Mifsud is a RUSSIAN spy/asset who has since disappeared
Not according to the Mueller report.
The Mueller report, which essentially repeats the grandiose “Statement of the Offense” that the special counsel included with the comparatively minor false-statement charge to which Papadopoulos pled guilty. Carefully parsed, this narrative stops short of alleging that the Trump adviser actually collaborated with
a Russian agent. Rather, it claims that Papadopoulos engaged in a lot of twaddle with Mifsud,
who he had reason to suspect might be a Russian agent.
It is virtually certain that Mifsud was not a Russian agent. Whether he was an asset for any intelligence service, we cannot say with certainty at this point. But we can say that he had close contacts of significance with
British intelligence, and with other Western governments.
Mifsud has also long been associated with Claire Smith, a prominent British diplomat who served for years on Britain’s Joint Intelligence Committee, which answers directly to the prime minister. Ms. Smith was also a member of the United Kingdom’s Security Vetting Appeals Panel, which reviews denials of security clearances to government employees. During her career in the British foreign service, Smith worked with Mifsud at three different academic institutions: the London Academy of Diplomacy (which trained diplomats and government officials, some of them sponsored by the U.K.’s Foreign and Commonwealth Office, the British Council, or by their own governments), the University of Stirling, in Scotland, and Link Campus University in Rome, where Mifsud first met Papadopoulos. The campus is a well-known draw for diplomats and intelligence officials — the CIA holds conferences there, the FBI holds agent-training sessions there, and former U.S. intelligence officials teach there.
In Rome on March 14, Papadopoulos met Joseph Mifsud. The Maltese professor gravitated to his fellow Link University lecturers and professors, who include senior Western diplomats and intelligence officials from a number of NATO countries, especially Italy and the United Kingdom. Mifsud also taught at the University of Stirling and the London Academy of Diplomacy. That is to say, if Mifsud had actually been a Russian agent, he was situated to be one of the most successful in history.

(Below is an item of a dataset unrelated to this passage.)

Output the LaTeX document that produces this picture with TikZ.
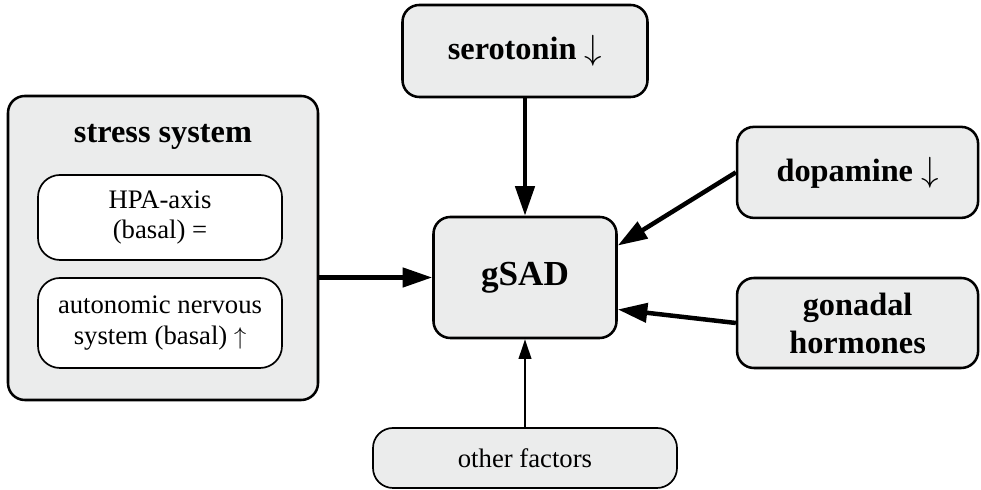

There is no proof that Mifsud is a Russian agent — Mueller never alleged such a thing, either when Papadopoulos was charged or in the special counsel’s final report, which concluded that there was no Trump–Russia conspiracy.
Here is what we do know: The United States government has never charged Joseph Mifsud. It has never accused him of being an agent of Russia. It took no steps to arrest him despite opportunities to do so. In fact, the FBI interviewed Mifsud and, when he denied Papadopoulos’s claim that he had told the young Trump adviser that Russia had Hillary emails, the Bureau let him go. Special Counsel Mueller never alleged that Mifsud’s denial was a false statement.
That’s a pretty a curious way to treat the “Russian agent” who was the rationale for the incumbent administration’s use of foreign counterintelligence powers to investigate the presidential campaign of its political opposition, no?